The subsequent two parts deal with key elements of my unique man-on-the-street golf experience: a) the rare opportunity to enjoy the game (and its aftermaths) via a regular weekly foursome and b) the standard company league and golf-resort weekend. Names may be changed to protect the overly sensitive.
[Part 2]
[1] Literary fans will recognize the similarity of my title to the wonderful book Golf in the Kingdom (1972, 1997), a spiritual journey to the source and meaning of the game, by Michael Murphy.
[2] This quote is from Bobby Jones, the best golfer of his era, who made the remark about Jack Nicklaus upon Jack's victory at the 1965 Masters. (Jack years later in tribute to Jones applied the same quote to Tiger Woods on the eve of Tiger winning the 2000 PGA Championship.)
[3] Bearing Point, formerly KPMG—it changed its name after the accounting crisis that engulfed the accounting profession in the wake of the Arthur Andersen/Enron corruption scandals—, is one of the largest accounting/investment services firms in the world.

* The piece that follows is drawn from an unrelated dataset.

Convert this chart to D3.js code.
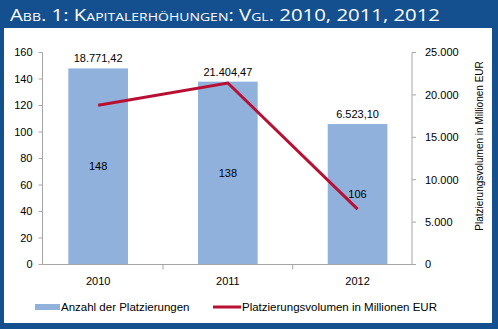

Its lawyers and economists provide consulting services to more than 2,000 business and government clients worldwide, including all US federal agencies.
Bearing Point is one of Phil Mickelson's (Phil is one of the leading players, after Tiger woods) biggest sponsors. It generated the blueprint used for control of the Iraqi economy: the so-called 100 Orders implemented by L. Paul Bremer III, Director of the Coalition Provisional Authority (CPA) starting in 2003. These orders coerce Iraqi civilians in numerous ways but, as important, effect a massive Iraqi business-wealth transfer to Authority-designated multinational corporations.
[4] Arguably the favorite pro of the common golf fan, John Daly, deviates quite a bit from the Joe-Corporate image, preferring sponsors such as 84 Lumber and Hooters.
[5] Par is generally 72 strokes for 18 holes. Bogey is a stroke above par, so a bogey round is 90 strokes for 18 holes.
[6] Golf at the level with which I'm familiar is 95% a man's game; it brings to mind a comment from an author of a book on fly fishing to the effect: "Women are not prone to see much of value in what they see as routinely breeding pointless obsessive behavior in men." Also, please accept my commentary's uniquely American provincialism.